Obviously I should be a writer and not a philosopher. Then all I need is the second! It isn't necessary to know the form of the Good to write a good story after all.

Tuesday, December 1, 2009

Click 'next blog' without fear.

Blogspot has just announced that we will now be able to click next without fear! I often wished that this were possible but every time I click that darn bottom I end up with something about breast enlargement or various other blogs that only exist to advertise. I am extremely happy now that I can click next and find a blog that actually exists as the writing of a real person, and more then that a blog related to what I like. No more sports blogs for me!

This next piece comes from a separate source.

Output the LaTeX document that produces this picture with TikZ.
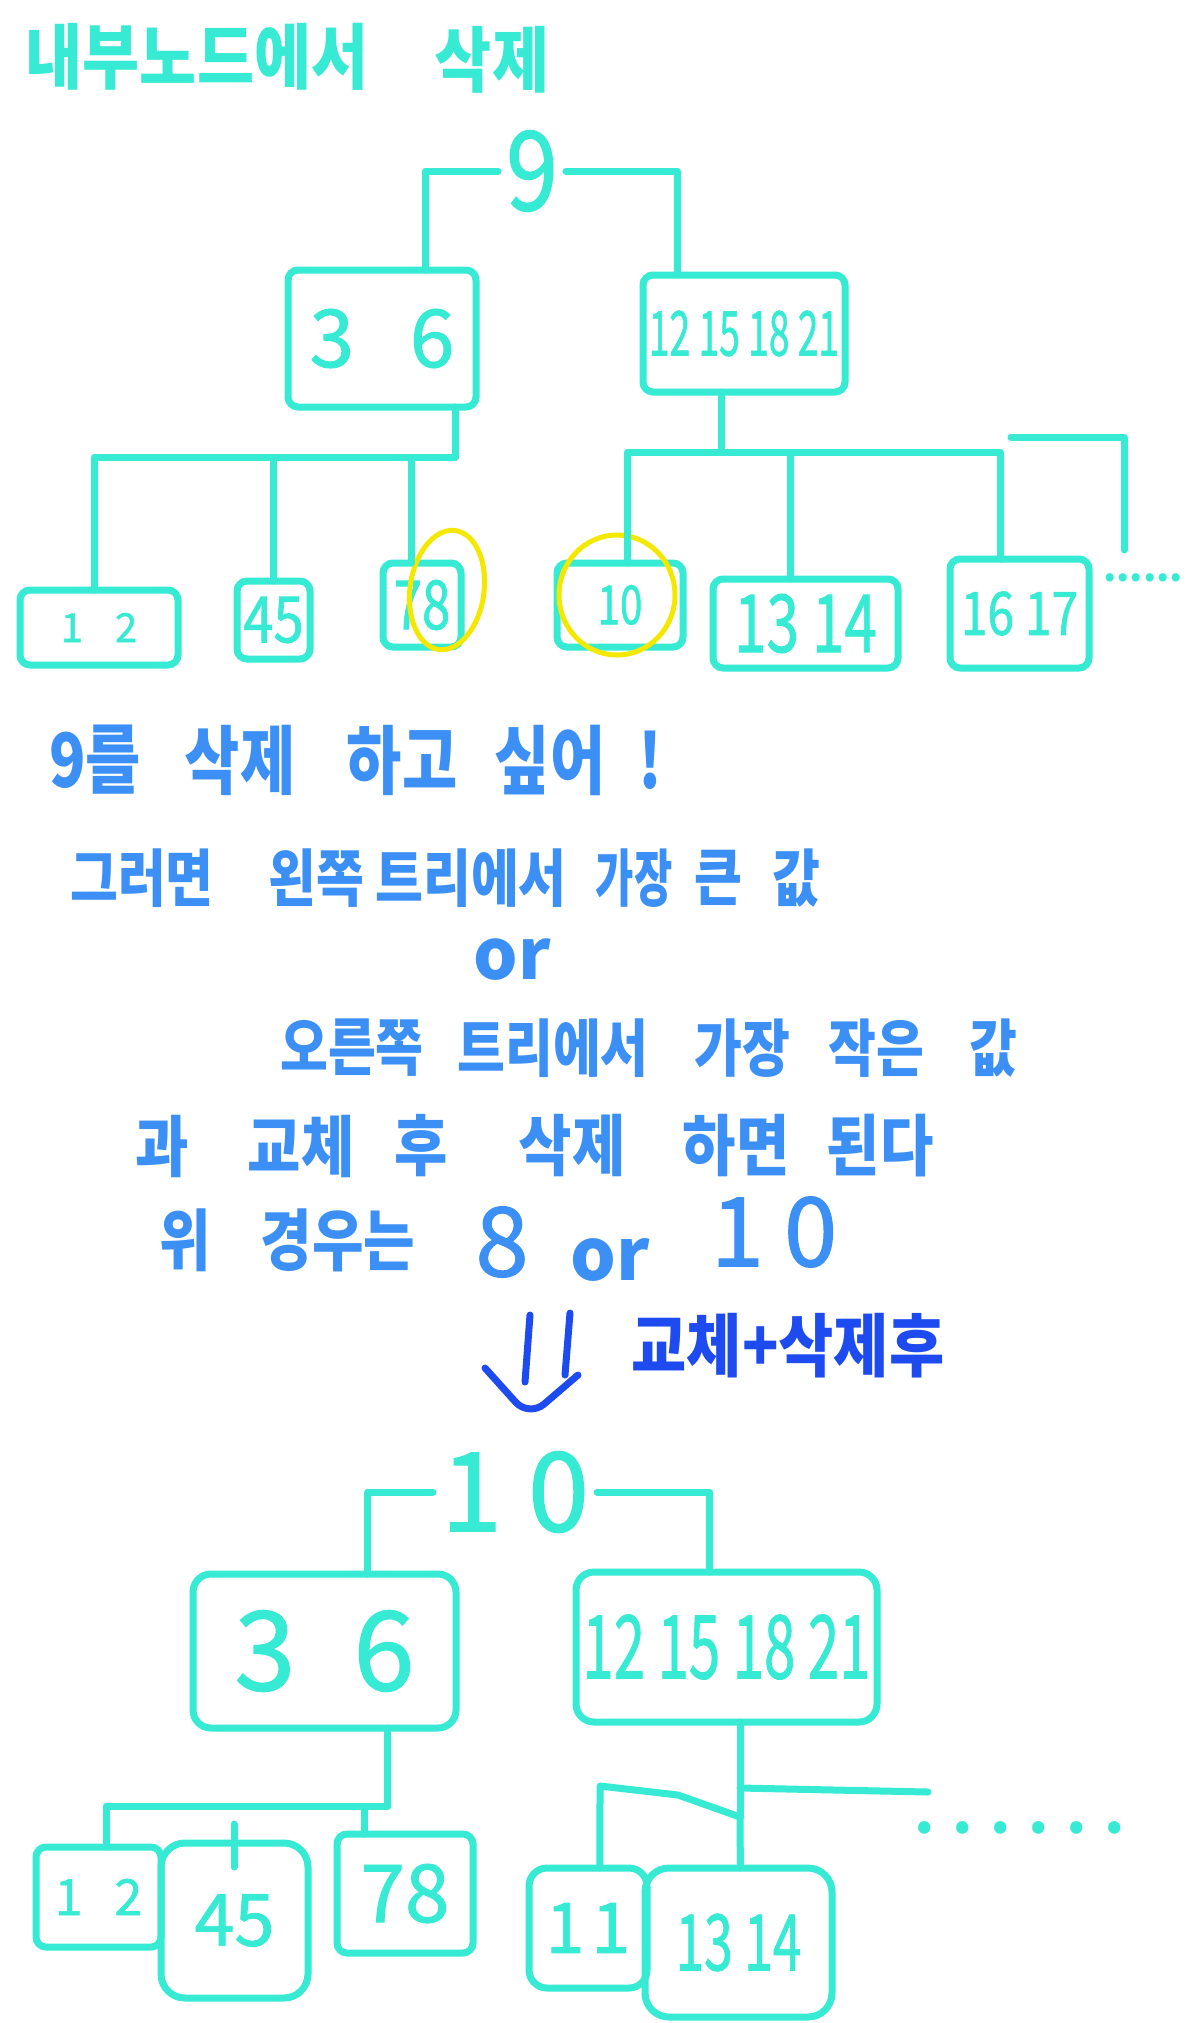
\documentclass[tikz,border=0pt]{standalone}
\usepackage{fontspec}
\usepackage{graphicx}
\newfontfamily\kr{Noto Sans CJK KR}
\newfontfamily\krm{Noto Sans CJK KR}[FakeBold=1.2]
\usetikzlibrary{calc}
\definecolor{tcyan}{RGB}{54,234,212}
\definecolor{tblue}{RGB}{59,143,245}
\definecolor{tdark}{RGB}{30,75,240}
\definecolor{tyel}{RGB}{245,232,0}
\newcommand\sx[2]{\scalebox{#1}[1]{#2}}
\newcommand\sy[2]{\scalebox{1}[#1]{#2}}
\newcommand\fs[1]{\fontsize{#1pt}{#1pt}\selectfont}
\begin{document}
\begin{tikzpicture}[x=0.5pt,y=-0.5pt,
  every node/.style={inner sep=0pt, outer sep=0pt},
  line/.style={draw=tcyan, line width=3.5pt, line cap=round, line join=round},
  keybox/.style={draw=tcyan, line width=3.5pt, rounded corners=5pt, text=tcyan, font=\krm},
  rootkey/.style={text=tcyan, font=\krm, outer sep=4pt},
  lbl/.style={text=tcyan, font=\kr\bfseries},
  note/.style={text=tblue, font=\kr\bfseries},
  dnote/.style={text=tdark, font=\kr\bfseries},
  hilite/.style={draw=tyel, line width=2.5pt},
  arr/.style={draw=tdark, line width=3.5pt, line cap=round, line join=round}]
\fill[white] (0,0) rectangle (1200,2023);
\useasboundingbox (0,0) rectangle (1200,2023);

% title
\node[lbl] (t1) at (197,57) {\fs{31}\sy{1.15}{내부노드에서}};
\node[lbl] (t2) at (492,60) {\fs{31}\sy{1.15}{삭제}};

% ---------- top tree ----------
\node[rootkey] (root9) at (532,171) {\fs{55}\sx{0.85}{9}};
\node[keybox, minimum width=94pt, minimum height=68.5pt] (L1) at (382,338.5) {\fs{40}3\hspace{28pt}6};
\node[keybox, minimum width=101pt, minimum height=58.5pt] (R1) at (744,333.5) {\fs{31}\sx{0.6}{12 15 18 21}};

\node[keybox, minimum width=79pt, minimum height=37.5pt] (A) at (99,627.5) {\fs{20}1\hspace{16pt}2};
\node[keybox, minimum width=36.5pt, minimum height=39pt] (B) at (273.5,620) {\fs{32}\sx{0.85}{45}};
\node[keybox, minimum width=39pt, minimum height=42pt] (C) at (422,605) {\fs{34}\sx{0.75}{78}};
\node[keybox, minimum width=63pt, minimum height=42pt] (D) at (620,605) {\fs{27}\sx{0.75}{10}};
\node[keybox, minimum width=92.5pt, minimum height=44.5pt] (E) at (805.5,623.5) {\fs{40}\sx{0.73}{13 14}};
\node[keybox, minimum width=69.5pt, minimum height=54.5pt] (F) at (1019.5,613.5) {\fs{30}\sx{0.8}{16 17}};
\node[lbl] (dots1) at (1143,578) {\fs{19}......};

\draw[hilite, rotate around={-8:(447,590)}] (447,590) ellipse [x radius=37, y radius=60];
\draw[hilite] (617,595) ellipse [x radius=58, y radius=60];

\draw[line] (root9.west) -| ($(L1.north west)!0.73!(L1.north east)$);
\draw[line] (root9.east) -| ($(R1.north west)!0.17!(R1.north east)$);

\draw[line] ($(L1.south west)!0.89!(L1.south east)$) -- ++(0,50) coordinate (l1bus)
   -| ($(A.north west)!0.47!(A.north east)$);
\draw[line] (l1bus) -| (B.north);
\draw[line] (l1bus) -| ($(C.north west)!0.37!(C.north east)$);

\draw[line] ($(R1.south west)!0.39!(R1.south east)$) -- ++(0,60) coordinate (r1bus)
   -| ($(D.north west)!0.56!(D.north east)$);
\draw[line] (r1bus) -| ($(E.north west)!0.42!(E.north east)$);
\draw[line] (r1bus) -| ($(F.north west)!0.36!(F.north east)$);
\coordinate (s1) at (1011,437);
\coordinate (s2) at (1124,550);
\draw[line] (s1) -| (s2);

% ---------- notes ----------
\node[note] (n21) at (95,760) {\fs{30}\sy{1.25}{9를}};
\node[note] (n22) at (240,760) {\fs{30}\sy{1.25}{삭제}};
\node[note] (n23) at (402,760) {\fs{30}\sy{1.25}{하고}};
\node[note] (n24) at (550,760) {\fs{30}\sy{1.25}{싶어}};
\node[note] (n25) at (650,760) {\fs{30}\sy{1.25}{!}};

\node[note] (n31) at (142,878) {\fs{26}\sy{1.2}{그러면}};
\node[note] (n32) at (316,878) {\fs{26}\sy{1.2}{왼쪽}};
\node[note] (n33) at (471,878) {\fs{26}\sy{1.2}{트리에서}};
\node[note] (n34) at (634,878) {\fs{26}\sy{1.2}{\sx{0.8}{가장}}};
\node[note] (n35) at (718,878) {\fs{26}\sy{1.2}{큰}};
\node[note] (n36) at (796,878) {\fs{26}\sy{1.2}{값}};

\node[note] (n4) at (512,960) {\fs{35}or};

\node[note] (n51) at (352,1048) {\fs{26}\sy{1.2}{오른쪽}};
\node[note] (n52) at (553,1048) {\fs{26}\sy{1.2}{트리에서}};
\node[note] (n53) at (742,1048) {\fs{26}\sy{1.2}{가장}};
\node[note] (n54) at (876,1048) {\fs{26}\sy{1.2}{작은}};
\node[note] (n55) at (993,1048) {\fs{26}\sy{1.2}{값}};

\node[note] (n61) at (162,1146) {\fs{29}\sy{1.15}{과}};
\node[note] (n62) at (301,1146) {\fs{29}\sy{1.15}{교체}};
\node[note] (n63) at (421,1146) {\fs{29}\sy{1.15}{후}};
\node[note] (n64) at (572,1146) {\fs{29}\sy{1.15}{삭제}};
\node[note] (n65) at (736,1146) {\fs{29}\sy{1.15}{하면}};
\node[note] (n66) at (880,1146) {\fs{29}\sy{1.15}{된다}};

\node[note] (n71) at (185,1240) {\fs{28}\sy{1.2}{위}};
\node[note] (n72) at (338,1240) {\fs{28}\sy{1.2}{경우는}};
\node[note, font=\krm] (n73) at (502,1242) {\fs{48}8};
\node[note] (n74) at (610,1260) {\fs{36}or};
\node[note, font=\krm] (n75) at (774,1232) {\fs{48}1\kern10pt0};

% arrow
\coordinate (a1) at (530,1315);
\coordinate (a2) at (525,1382);
\coordinate (a3) at (570,1313);
\coordinate (a4) at (565,1375);
\coordinate (v1) at (485,1368);
\coordinate (v2) at (529,1417);
\coordinate (v3) at (578,1375);
\draw[arr] (a1) -- (a2);
\draw[arr] (a3) -- (a4);
\draw[arr, rounded corners=10pt] (v1) -- (v2) -- (v3);
\node[dnote] (n8) at (788,1346) {\fs{30}\sy{1.15}{교체+삭제후}};

% ---------- bottom tree ----------
\node[rootkey] (root10) at (515,1492) {\fs{55}1\kern13pt0};
\node[keybox, rounded corners=9pt, minimum width=131.5pt, minimum height=77pt] (L2) at (324.5,1651) {\fs{55}3\hspace{29pt}6};
\node[keybox, rounded corners=9pt, minimum width=150.5pt, minimum height=75pt] (R2) at (726.5,1647) {\fs{44}\sx{0.64}{12 15 18 21}};

\node[keybox, minimum width=62.5pt, minimum height=50pt] (A2) at (98.5,1897) {\fs{25}1\hspace{16pt}2};
\node[keybox, rounded corners=12pt, minimum width=73.5pt, minimum height=77.5pt] (B2) at (234.5,1920.5) {\fs{36}45};
\node[keybox, minimum width=68pt, minimum height=59.5pt] (C2) at (405,1893.5) {\fs{40}78};
\node[keybox, rounded corners=9pt, minimum width=59pt, minimum height=60pt] (D2) at (588,1928) {\fs{35}1\hspace{3.5pt}1};
\node[keybox, rounded corners=12pt, minimum width=93.5pt, minimum height=74.5pt] (E2) at (738.5,1942.5) {\fs{39}\sx{0.66}{13 14}};
\node[lbl] (dots2) at (1020,1828) {\fs{29}. . . . . .};

\draw[line] (root10.west) -| ($(L2.north west)!0.665!(L2.north east)$);
\draw[line] (root10.east) -| ($(R2.north west)!0.445!(R2.north east)$);

\draw[line] ($(L2.south west)!0.74!(L2.south east)$) -- ++(0,78) coordinate (l2bus)
   -| ($(A2.north west)!0.56!(A2.north east)$);
\draw[line] (l2bus) -| ($(C2.north west)!0.2!(C2.north east)$);
\coordinate (k1) at (234,1824);
\coordinate (k2) at (234,1867);
\draw[line] (k1) -- (k2);

\draw[line] ($(R2.south west)!0.545!(R2.south east)$) -- ++(0,95) coordinate (r2j);
\draw[line] (r2j) -- ++(-62,-22) -- ++(-78,-9) -- ($(D2.north west)!0.6!(D2.north east)$);
\draw[line] (r2j) -- ($(E2.north west)!0.51!(E2.north east)$);
\coordinate (rb) at (928,1792);
\draw[line] ($(r2j)+(0,-29)$) -- (rb);
\end{tikzpicture}
\end{document}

Check out the article here: Coming up next.

On into the future.

Well, I finished National Novel Writing Month. I also finished my story. Somehow all nanonovels end up being exactly the length they are required to be, which makes me wonder if National Novel Writing Month cripples one's story.

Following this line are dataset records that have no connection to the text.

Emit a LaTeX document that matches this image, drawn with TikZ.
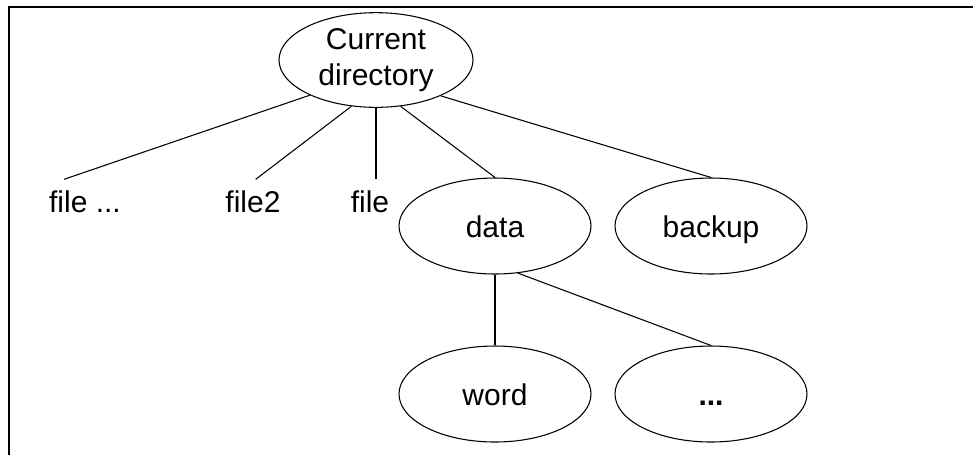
\documentclass[tikz,border=0pt]{standalone}
\usepackage{fontspec}
\setmainfont{Liberation Sans}
\usetikzlibrary{shapes.geometric}
\newcommand{\treefont}{\fontsize{22.5}{27}\selectfont}

\begin{document}
\begin{tikzpicture}[x=0.75pt,y=0.75pt,yscale=-1,xscale=1,
  dirnode/.style={draw,ellipse,line width=0.8pt,inner sep=0pt,font=\treefont},
  subdir/.style={dirnode,minimum width=144pt,minimum height=72pt,text height=16.5pt,text depth=0pt},
  filenode/.style={anchor=base,inner xsep=0.75pt,inner ysep=8pt,font=\treefont},
  link/.style={line width=0.8pt}]
\useasboundingbox (0,0) rectangle (973,455);

%Frame
\draw [line width=1.5pt] (9,455) -- (9,7) -- (973,7) ;

%Shape: Ellipse
\node [dirnode,minimum width=145.5pt,minimum height=71pt,align=center] (root) at (376,60) {Current\\directory};
%Shape: Ellipse
\node [subdir] (data) at (495,226) {data};
%Shape: Ellipse
\node [subdir] (backup) at (711,226) {backup};
%Shape: Ellipse
\node [subdir] (word) at (495,394) {word};
%Shape: Ellipse
\node [subdir] (more) at (711,394) {\textbf{...}};

% Text Node
\node [filenode] (fdots) at (85,212) {file ...};
% Text Node
\node [filenode] (ftwo) at (253,212) {file2};
% Text Node
\node [filenode] (fone) at (370,212) {file};

%Straight Lines
\draw [link] (root.-152) -- ([xshift=-15.75pt]fdots.north) ;
\draw [link] (root.-118) -- ([xshift=2pt]ftwo.north) ;
\draw [link] (root.south) -- (root.south |- fone.north) ;
\draw [link] (root.-62) -- (data.north) ;
\draw [link] (root.-29) -- (backup.north) ;
%Straight Lines
\draw [link] (data) -- (word) ;
\draw [link] (data.-64) -- (more.north) ;

\end{tikzpicture}
\end{document}
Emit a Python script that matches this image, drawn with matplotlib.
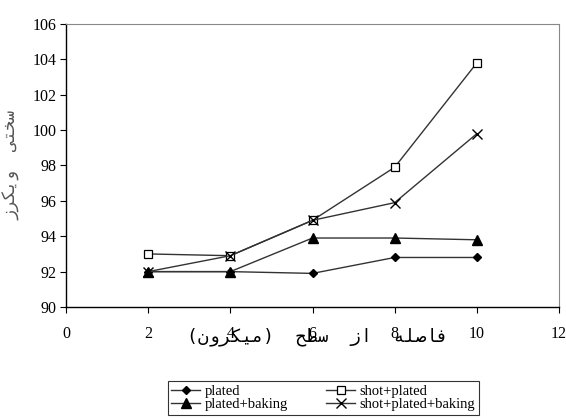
import matplotlib
matplotlib.use("Agg")
import matplotlib.pyplot as plt

# depth from surface (micron)
x = [2, 4, 6, 8, 10]
plated = [92.0, 92.0, 91.9, 92.8, 92.8]
plated_baking = [92.0, 92.0, 93.9, 93.9, 93.8]
shot_plated = [93.0, 92.9, 94.9, 97.9, 103.8]
shot_plated_baking = [92.0, 92.9, 94.9, 95.9, 99.8]

xticks = [0, 2, 4, 6, 8, 10, 12]
yticks = [90, 92, 94, 96, 98, 100, 102, 104, 106]

# Persian labels, pre-shaped (presentation forms) in visual order
XLABEL = "(\ufee5\ufeed\ufeae\ufb91\ufbff\ufee3)  \ufea2\ufec4\ufeb3  \ufeaf\ufe8d  \ufeea\ufee0\ufebb\ufe8e\ufed3"
YLABEL = "\ufeaf\ufeae\ufb91\ufbfe\ufeed  \ufbfd\ufe98\ufea8\ufeb3"

SERIF = "Liberation Serif"
ARAB = ["DejaVu Sans Mono", "DejaVu Sans"]

fig = plt.figure(figsize=(5.66, 4.2), dpi=100)
# axes box: x 66..559 px, y 24..307 px
ax = fig.add_axes([66 / 566, 1 - 307 / 420, 493 / 566, 283 / 420])

lc = "#333333"
ax.plot(x, plated, "-", color=lc, lw=1, marker="D", ms=4.5, mfc="black", mec="black",
        label="plated")
ax.plot(x, plated_baking, "-", color=lc, lw=1, marker="^", ms=6.5, mfc="black", mec="black",
        label="plated+baking")
ax.plot(x, shot_plated, "-", color=lc, lw=1, marker="s", ms=6, mfc="white", mec="black",
        mew=0.9, label="shot+plated")
ax.plot(x, shot_plated_baking, "-", color=lc, lw=1, marker="x", ms=7, mec="black",
        mew=1, label="shot+plated+baking")

ax.set_xlim(0, 12)
ax.set_ylim(90, 106)
ax.set_xticks(xticks)
ax.set_yticks(yticks)
for lab in ax.get_xticklabels() + ax.get_yticklabels():
    lab.set_fontfamily(SERIF)
    lab.set_fontsize(11.5)
ax.tick_params(direction="out", length=4, width=0.8, colors="black")
ax.tick_params(axis="x", pad=10)
ax.tick_params(axis="y", pad=3)

for s in ("top", "right"):
    ax.spines[s].set_color("#888888")
    ax.spines[s].set_linewidth(0.8)
for s in ("left", "bottom"):
    ax.spines[s].set_linewidth(1)

ax.text(0.51, -0.105, XLABEL, transform=ax.transAxes, ha="center", va="center",
        fontsize=13, family=ARAB)
ax.text(-0.11, 0.5, YLABEL, transform=ax.transAxes, ha="center", va="center",
        rotation=90, fontsize=12, color="#555555", family=ARAB)

# legend: two columns, plated / plated+baking on the left
leg = fig.legend(loc="center", bbox_to_anchor=(0.571, 0.052), ncol=2,
                 prop={"family": SERIF, "size": 10.5}, frameon=True, fancybox=False,
                 edgecolor="black", handlelength=2.0, columnspacing=2.6,
                 labelspacing=0.0, borderpad=0.25, handletextpad=0.3,
                 borderaxespad=0.0)
leg.get_frame().set_linewidth(0.8)

fig.savefig("out.png", dpi=100)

I have a good sane plan for this year. I will be putting my novel away at least until I am done exams. When I look at it I will for once force myself to read through it. That's the hard part. It seems so very overwhelming. I'm considering recommending to other nanoing friends that we have a reading party. Then on to editing! I plan to build a skeletal structure out of what I wrote and what I should have written. I'll save the pieces that I love or seem useful and find homes for them in the edited story, and toss the rest. I once read a recommendation to use an 'odds and ends' folder. Anything that's good but doesn't fit elsewhere ends up there. Then when you need inspiration you choose a fragment and fit it. That might be where most of this novel ends up, but I love the characters so much that even if the text doesn't come out alive they will. This is a new experience. I have never loved my characters before.

Until that point I will try to keep to the three day a week posting schedule. I will probably talk a good amount about philosophy because that is the only thing I think about, but this also might turn into a blog about student culture. I feel like I ought to do some writing on that before I cease to be a student.